My father tries to manage us at home after retirement

The Yomiuri Shimbun Dear Troubleshooter:

I’m a male company worker in my 40s. My father, who lives with us, held a managerial post at a well-known company before he retired several years ago. I’m afraid he behaves like a manager at home, too.

Essentially, he’s an autocrat. He decides important matters for our family without consulting any of us and tells us afterward. If I talk back to him, he complains nastily over and over again, paying no attention to the fact that he may be heard by my wife and child.

His stock phrase is “You can live apart from me anytime if you don’t like it.”

He’s so stubborn that he never changes what he decides or thinks. For one thing, he never cancels his daily walk, even if it rains or he’s in poor shape. He hangs on until he reaches his target number of steps.

He also meddles in the housework, although he wasn’t interested in it at all while he was working. He likes to find bargain foods in the advertising leaflets delivered with the newspaper and insists he wants to eat this and that. If it’s not served for dinner, he starts to complain nastily.

I admired him before his retirement, so I’m very sorry to see him this way. My wife seems very frustrated by this. Can’t my family go back to how we used to be?


Dear Mr. M:

Your father troubles his family by trying to continue enjoying his successful work career in his post-retirement life at home. He doesn’t know home and workplace are run according to different principles, and upsets his family as a result.
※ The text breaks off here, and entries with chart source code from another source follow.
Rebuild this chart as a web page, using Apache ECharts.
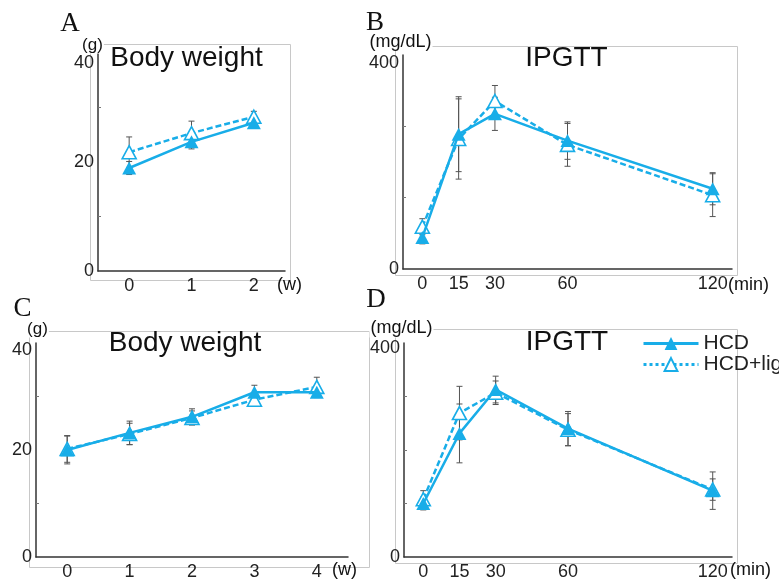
<!DOCTYPE html>
<html><head><meta charset="utf-8">
<script src="https://cdn.jsdelivr.net/npm/echarts@6/dist/echarts.min.js"></script>
<style>html,body{margin:0;padding:0;background:#fff}#c{width:779px;height:581px}</style>
</head><body><div id="c"></div>
<script>
// ---- data ----
const weeksA = ['0', '1', '2'];
const bwA_HCD = [18.9, 23.7, 27.2];
const bwA_HCD_sd = [1.2, 1.3, 0.8];
const bwA_lig = [21.8, 25.3, 28.3];
const bwA_lig_sd = [2.8, 2.2, 1.0];

const minutes = [0, 15, 30, 60, 120];
const gluB_HCD = [59, 252, 290, 240, 150];
const gluB_HCD_sd = [12, 70, 31, 35, 30];
const gluB_lig = [79, 243, 314, 232, 138];
const gluB_lig_sd = [15, 75, 29, 40, 40];

const weeksC = ['0', '1', '2', '3', '4'];
const bwC_HCD = [20.0, 23.2, 26.2, 30.8, 30.8];
const bwC_HCD_sd = [2.6, 2.2, 1.5, 1.3, 1.0];
const bwC_lig = [20.2, 23.0, 26.0, 29.4, 31.8];
const bwC_lig_sd = [2.5, 2.0, 1.3, 1.0, 1.8];

const gluD_HCD = [100, 231, 313, 240, 124];
const gluD_HCD_sd = [12, 55, 25, 32, 35];
const gluD_lig = [108, 269, 307, 238, 126];
const gluD_lig_sd = [16, 50, 22, 30, 20];

const bwLabels = [0, 20, 40];
const bwMinorTicks = [10, 30];
const gluLabels = [0, 400];
const gluMinorB = [133.3, 266.7];
const gluMinorD = [100, 200, 300];
const minuteLabels = [0, 15, 30, 60, 120];

// ---- styling ----
const BLUE = '#18ade8';
const SANS = '"Liberation Sans", Arial, Helvetica, sans-serif';
const SERIF = '"Liberation Serif", "Times New Roman", serif';

const idx = arr => arr.map((_, i) => i);

function lineSeries(name, ai, xs, ys, open) {
  return {
    type: 'line', name, xAxisIndex: ai, yAxisIndex: ai,
    data: ys.map((v, i) => [xs[i], v]),
    symbol: 'triangle', symbolSize: [14, 13],
    lineStyle: { color: BLUE, width: 2.5, type: open ? [6, 3] : 'solid' },
    itemStyle: open ? { color: '#fff', borderColor: BLUE, borderWidth: 1.6 } : { color: BLUE },
    z: open ? 3 : 4, animation: false
  };
}
function errSeries(ai, xs, ys, sds) {
  return {
    type: 'custom', xAxisIndex: ai, yAxisIndex: ai, z: 2, silent: true, animation: false,
    data: ys.map((v, i) => [xs[i], v, sds[i]]),
    encode: { x: 0, y: 1 },
    renderItem(params, api) {
      const x = api.value(0), v = api.value(1), e = api.value(2);
      const t = api.coord([x, v + e]), b = api.coord([x, v - e]);
      const w = 3, st = { stroke: '#555', lineWidth: 1 };
      return { type: 'group', children: [
        { type: 'line', shape: { x1: t[0], y1: t[1], x2: b[0], y2: b[1] }, style: st },
        { type: 'line', shape: { x1: t[0] - w, y1: t[1], x2: t[0] + w, y2: t[1] }, style: st },
        { type: 'line', shape: { x1: b[0] - w, y1: b[1], x2: b[0] + w, y2: b[1] }, style: st }
      ]};
    }
  };
}
const axLine = { show: true, onZero: false, lineStyle: { color: '#333', width: 1.5 } };
const lab = { fontSize: 18, color: '#222', fontFamily: SANS };
function catX(gi, data) {
  return { type: 'category', gridIndex: gi, data, boundaryGap: true, axisLine: axLine,
    axisTick: { show: false }, axisLabel: { ...lab, margin: 6 }, splitLine: { show: false } };
}
function minX(gi) {
  return { type: 'value', gridIndex: gi, min: -8, max: 128, axisLine: axLine,
    axisTick: { show: false }, axisLabel: { ...lab, margin: 6, customValues: minuteLabels },
    splitLine: { show: false } };
}
function valY(gi, max, labels, ticks, topPad) {
  return { type: 'value', gridIndex: gi, min: 0, max, axisLine: axLine,
    axisTick: { show: true, inside: true, length: 3, customValues: ticks, lineStyle: { color: '#777' } },
    axisLabel: { ...lab, margin: 4, customValues: labels,
      formatter: v => v === max ? '{t|' + v + '}' : String(v),
      rich: { t: { ...lab, padding: [topPad, 0, 0, 0] } } },
    splitLine: { show: false } };
}
function txt(text, x, y, size, opts) {
  return { type: 'text', x, y, z: 10, style: Object.assign({ text, font: size + 'px ' + SANS, fill: '#111',
    align: 'center', verticalAlign: 'middle' }, opts || {}) };
}
function frame(x, y, w, h) {
  return { type: 'rect', z: 0, shape: { x: x + 0.5, y: y + 0.5, width: w, height: h },
    style: { fill: 'none', stroke: '#c8c8c8', lineWidth: 1 } };
}
const unitBg = { backgroundColor: '#fff', padding: [0, 1] };

const chart = echarts.init(document.getElementById('c'), null, { renderer: 'canvas' });
chart.setOption({
  backgroundColor: '#fff',
  animation: false,
  grid: [
    { left: 98, top: 53, width: 187, height: 218 },
    { left: 403, top: 55, width: 329, height: 214 },
    { left: 36, top: 343, width: 312, height: 214 },
    { left: 404, top: 343, width: 328, height: 214 }
  ],
  xAxis: [catX(0, weeksA), minX(1), catX(2, weeksC), minX(3)],
  yAxis: [valY(0, 40, bwLabels, bwMinorTicks, 20), valY(1, 400, gluLabels, gluMinorB, 16),
          valY(2, 40, bwLabels, bwMinorTicks, 14), valY(3, 400, gluLabels, gluMinorD, 10)],
  legend: {
    orient: 'vertical', left: 642, top: 333, padding: 0, itemGap: 0,
    itemWidth: 55, itemHeight: 16,
    textStyle: { fontSize: 21, lineHeight: 20, color: '#222', fontFamily: SANS },
    data: [
      { name: 'HCD', lineStyle: { type: 'solid', width: 3 } },
      { name: 'HCD+lig', lineStyle: { type: [3, 3], width: 3 } }
    ]
  },
  series: [
    errSeries(0, idx(weeksA), bwA_HCD, bwA_HCD_sd),
    errSeries(0, idx(weeksA), bwA_lig, bwA_lig_sd),
    lineSeries('HCD+lig', 0, idx(weeksA), bwA_lig, true),
    lineSeries('HCD', 0, idx(weeksA), bwA_HCD, false),

    errSeries(1, minutes, gluB_HCD, gluB_HCD_sd),
    errSeries(1, minutes, gluB_lig, gluB_lig_sd),
    lineSeries('HCD+lig', 1, minutes, gluB_lig, true),
    lineSeries('HCD', 1, minutes, gluB_HCD, false),

    errSeries(2, idx(weeksC), bwC_HCD, bwC_HCD_sd),
    errSeries(2, idx(weeksC), bwC_lig, bwC_lig_sd),
    lineSeries('HCD+lig', 2, idx(weeksC), bwC_lig, true),
    lineSeries('HCD', 2, idx(weeksC), bwC_HCD, false),

    errSeries(3, minutes, gluD_HCD, gluD_HCD_sd),
    errSeries(3, minutes, gluD_lig, gluD_lig_sd),
    lineSeries('HCD+lig', 3, minutes, gluD_lig, true),
    lineSeries('HCD', 3, minutes, gluD_HCD, false)
  ],
  graphic: [
    frame(90, 44, 200, 236),
    frame(395, 46, 342, 229),
    frame(29, 331, 340, 236),
    frame(395, 329, 342, 234),
    txt('A', 70, 24, 27, { font: '27px ' + SERIF }),
    txt('B', 375, 23, 27, { font: '27px ' + SERIF }),
    txt('C', 22.5, 309, 27, { font: '27px ' + SERIF }),
    txt('D', 376, 300, 27, { font: '27px ' + SERIF }),
    txt('Body weight', 186.5, 58, 28),
    txt('IPGTT', 566.5, 58.5, 28),
    txt('Body weight', 185, 343, 28),
    txt('IPGTT', 567, 342, 28),
    txt('(g)', 92.5, 45, 17, unitBg),
    txt('(mg/dL)', 400.5, 42, 18, unitBg),
    txt('(g)', 37.5, 329, 17, unitBg),
    txt('(mg/dL)', 401.5, 328.5, 18, unitBg),
    txt('(w)', 277, 285, 18, { align: 'left' }),
    txt('(min)', 728, 285, 18, { align: 'left' }),
    txt('(w)', 332, 570, 18, { align: 'left' }),
    txt('(min)', 730, 570, 18, { align: 'left' })
  ]
});
</script></body></html>
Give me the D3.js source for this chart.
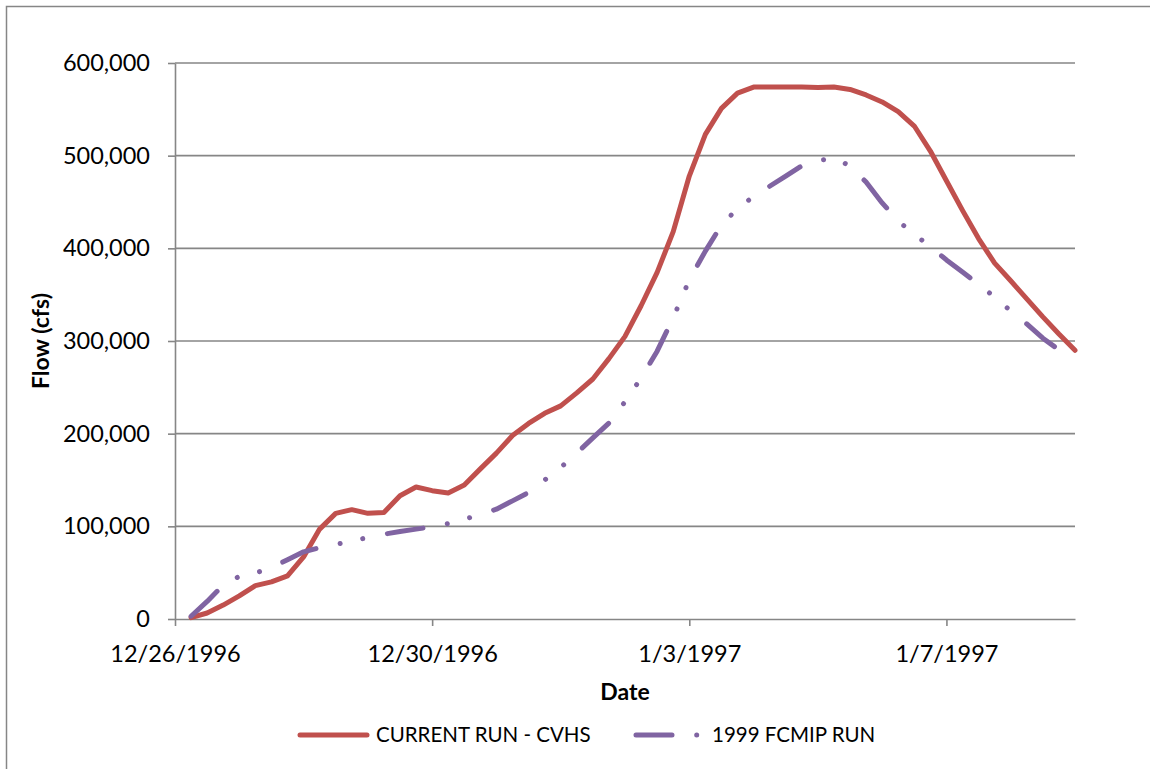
<!DOCTYPE html>
<html>
<head>
<meta charset="utf-8">
<script src="https://cdn.jsdelivr.net/npm/d3@7"></script>
<style>
  html, body { margin: 0; padding: 0; background: #fff; }
  #chart { width: 1150px; height: 769px; }
  text { font-family: Lato, "Open Sans", "Liberation Sans", sans-serif; fill: #000; }
</style>
</head>
<body>
<div id="chart"></div>
<script>
// readings every 6 hours, 12/26/1996 06:00 to 1/9/1997 00:00
const times = [
  "1996-12-26T06", "1996-12-26T12", "1996-12-26T18", "1996-12-27T00",
  "1996-12-27T06", "1996-12-27T12", "1996-12-27T18", "1996-12-28T00",
  "1996-12-28T06", "1996-12-28T12", "1996-12-28T18", "1996-12-29T00",
  "1996-12-29T06", "1996-12-29T12", "1996-12-29T18", "1996-12-30T00",
  "1996-12-30T06", "1996-12-30T12", "1996-12-30T18", "1996-12-31T00",
  "1996-12-31T06", "1996-12-31T12", "1996-12-31T18", "1997-01-01T00",
  "1997-01-01T06", "1997-01-01T12", "1997-01-01T18", "1997-01-02T00",
  "1997-01-02T06", "1997-01-02T12", "1997-01-02T18", "1997-01-03T00",
  "1997-01-03T06", "1997-01-03T12", "1997-01-03T18", "1997-01-04T00",
  "1997-01-04T06", "1997-01-04T12", "1997-01-04T18", "1997-01-05T00",
  "1997-01-05T06", "1997-01-05T12", "1997-01-05T18", "1997-01-06T00",
  "1997-01-06T06", "1997-01-06T12", "1997-01-06T18", "1997-01-07T00",
  "1997-01-07T06", "1997-01-07T12", "1997-01-07T18", "1997-01-08T00",
  "1997-01-08T06", "1997-01-08T12", "1997-01-08T18", "1997-01-09T00"
];

const currentRun = [
  1500, 6500, 15000, 25000, 36000, 40000, 46500, 67000,
  97000, 114000, 118000, 114000, 115000, 133000, 142500, 138500,
  136000, 144500, 162000, 179000, 198000, 211000, 222000, 230000,
  244000, 259000, 281000, 305000, 338000, 374000, 418000, 478000,
  523000, 551000, 567500, 574000, 574000, 574000, 574000, 573500,
  574000, 571500, 565500, 558000, 547500, 532000, 505000, 473000,
  441000, 410500, 384000, 365000, 345500, 326000, 307500, 290000
];

const fcmipRun = [
  3000, 19000, 36500, 46000, 49500, 55500, 64000, 72500,
  77000, 80500, 84000, 88000, 91500, 94500, 97000, 99500,
  103000, 107500, 113000, 118500, 127500, 136500, 150000, 163500,
  179000, 195500, 211500, 234500, 260000, 289000, 325000, 366000,
  397000, 425000, 443000, 456000, 467000, 478000, 489000, 494500,
  497500, 489000, 471500, 449000, 429500, 415000, 402000, 387500,
  374500, 361000, 347500, 332500, 318500, 303000, 290500, 279500
];

const seriesNames = ["CURRENT RUN - CVHS", "1999 FCMIP RUN"];
const seriesColors = ["#C0504D", "#8064A2"];
const xTickLabels = ["12/26/1996", "12/30/1996", "1/3/1997", "1/7/1997"];
const yTickValues = [0, 100000, 200000, 300000, 400000, 500000, 600000];
const xDomainLabels = ["12/26/1996", "1/9/1997"];

const dashPattern = "36 24.7 0.01 23.1 0.01 25.2";
const gridColor = "#868686";

window.addEventListener('load', drawChart);

function drawChart() {
  const parseTime = d3.timeParse("%Y-%m-%dT%H");
  const parseDay = d3.timeParse("%-m/%-d/%Y");

  const margin = { top: 63, right: 75, bottom: 150, left: 175 };
  const W = 1150, H = 769;
  const width = W - margin.left - margin.right;
  const height = H - margin.top - margin.bottom;

  const svg = d3.select('#chart').append('svg')
    .attr('width', W)
    .attr('height', H);

  // outer chart border (runs off the right / bottom edge)
  svg.append('rect')
    .attr('x', 6.5).attr('y', 6.5)
    .attr('width', 1200).attr('height', 800)
    .attr('fill', 'none')
    .attr('stroke', gridColor)
    .attr('stroke-width', 1.5);

  const g = svg.append('g')
    .attr('transform', `translate(${margin.left},${margin.top})`);

  const x = d3.scaleTime()
    .domain(xDomainLabels.map(parseDay))
    .range([0, width]);
  const y = d3.scaleLinear()
    .domain([0, 600000])
    .range([height, 0]);

  // gridlines
  g.append('g')
    .selectAll('line')
    .data(yTickValues.filter(d => d > 0))
    .enter()
    .append('line')
      .attr('x1', 0).attr('x2', width)
      .attr('y1', d => y(d)).attr('y2', d => y(d))
      .attr('stroke', gridColor)
      .attr('stroke-width', 1.6);

  const yAxis = g.append('g')
    .call(d3.axisLeft(y)
      .tickValues(yTickValues)
      .tickSize(7)
      .tickSizeOuter(0)
      .tickPadding(18)
      .tickFormat(d3.format(',')));

  const xAxis = g.append('g')
    .attr('transform', `translate(0,${height})`)
    .call(d3.axisBottom(x)
      .tickValues(xTickLabels.map(parseDay))
      .tickSize(7)
      .tickSizeOuter(0)
      .tickPadding(19)
      .tickFormat(d3.timeFormat('%-m/%-d/%Y')));

  [yAxis, xAxis].forEach(ax => {
    ax.select('.domain').attr('stroke', gridColor).attr('stroke-width', 1.6);
    ax.selectAll('.tick line').attr('stroke', gridColor).attr('stroke-width', 1.6);
    ax.selectAll('.tick text')
      .style('font-size', '23.5px')
      .attr('fill', '#000');
  });

  // axis titles
  g.append('text')
    .attr('x', width / 2)
    .attr('y', height + 81)
    .attr('text-anchor', 'middle')
    .style('font-size', '23px')
    .style('font-weight', 'bold')
    .text('Date');

  g.append('text')
    .attr('transform', `translate(${-126},${height / 2}) rotate(-90)`)
    .attr('text-anchor', 'middle')
    .style('font-size', '23px')
    .style('font-weight', 'bold')
    .text('Flow (cfs)');

  // series
  const rows = times.map((t, i) => ({
    date: parseTime(t),
    current: currentRun[i],
    fcmip: fcmipRun[i]
  }));

  const lineFor = key => d3.line()
    .x(d => x(d.date))
    .y(d => y(d[key]));

  g.append('path')
    .datum(rows)
    .attr('d', lineFor('current'))
    .attr('fill', 'none')
    .attr('stroke', seriesColors[0])
    .attr('stroke-width', 5)
    .attr('stroke-linejoin', 'round')
    .attr('stroke-linecap', 'round');

  g.append('path')
    .datum(rows)
    .attr('d', lineFor('fcmip'))
    .attr('fill', 'none')
    .attr('stroke', seriesColors[1])
    .attr('stroke-width', 5)
    .attr('stroke-linejoin', 'round')
    .attr('stroke-linecap', 'round')
    .attr('stroke-dasharray', dashPattern);

  // legend
  const legend = svg.append('g')
    .attr('transform', 'translate(0,735)');

  const legendItems = [
    { x: 300, dash: null },
    { x: 636, dash: dashPattern }
  ];

  legendItems.forEach((item, i) => {
    legend.append('line')
      .attr('x1', item.x).attr('x2', item.x + 67)
      .attr('y1', 0).attr('y2', 0)
      .attr('stroke', seriesColors[i])
      .attr('stroke-width', 5)
      .attr('stroke-linecap', 'round')
      .attr('stroke-dasharray', item.dash);
    legend.append('text')
      .attr('x', item.x + 76)
      .attr('y', 0)
      .attr('dy', '0.35em')
      .style('font-size', '20.5px')
      .text(seriesNames[i]);
  });
}
</script>
</body>
</html>
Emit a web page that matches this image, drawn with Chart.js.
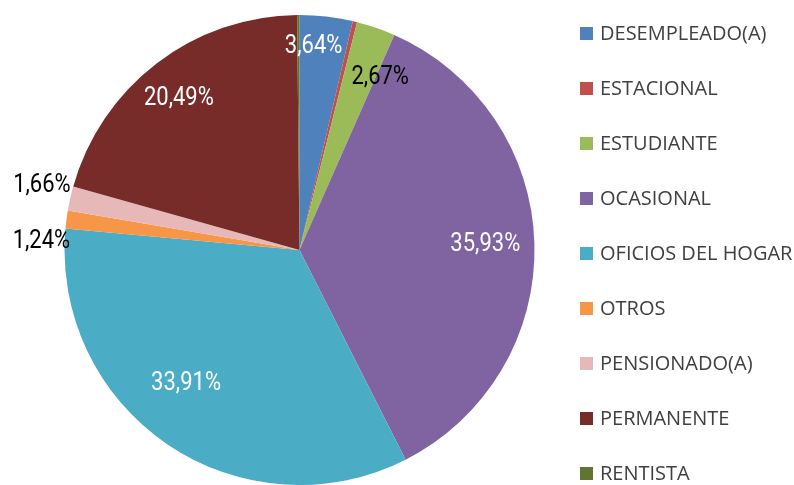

Your father probably can’t forget the pleasure of behaving as a director to his subordinates at his workplace. He can’t get that pleasure any more, so he seeks it from his family. It’s so frustrating, but it’s very difficult for elderly people to change their way of life.

I think you probably have only one solution — direct his attention to something else. But be careful not to trouble other people.

I mean you should discover a place or occasion for him that involves equal human relationships, not one with subordinates like he used to have as a director, and where he simply feels very comfortable and happy.

It could be a local hangout such as a pub or a Go board game circle where people are free from hierarchical relationships. It could be a volunteer activity involving various types of people. Keeping a pet animal could also work, as they are adorable and his dignity means nothing to them. Tell him he can enjoy such a relationship with a pet.

Honestly speaking, organizing this will take a lot of time and trouble. But you should do this to overcome your ill fortune.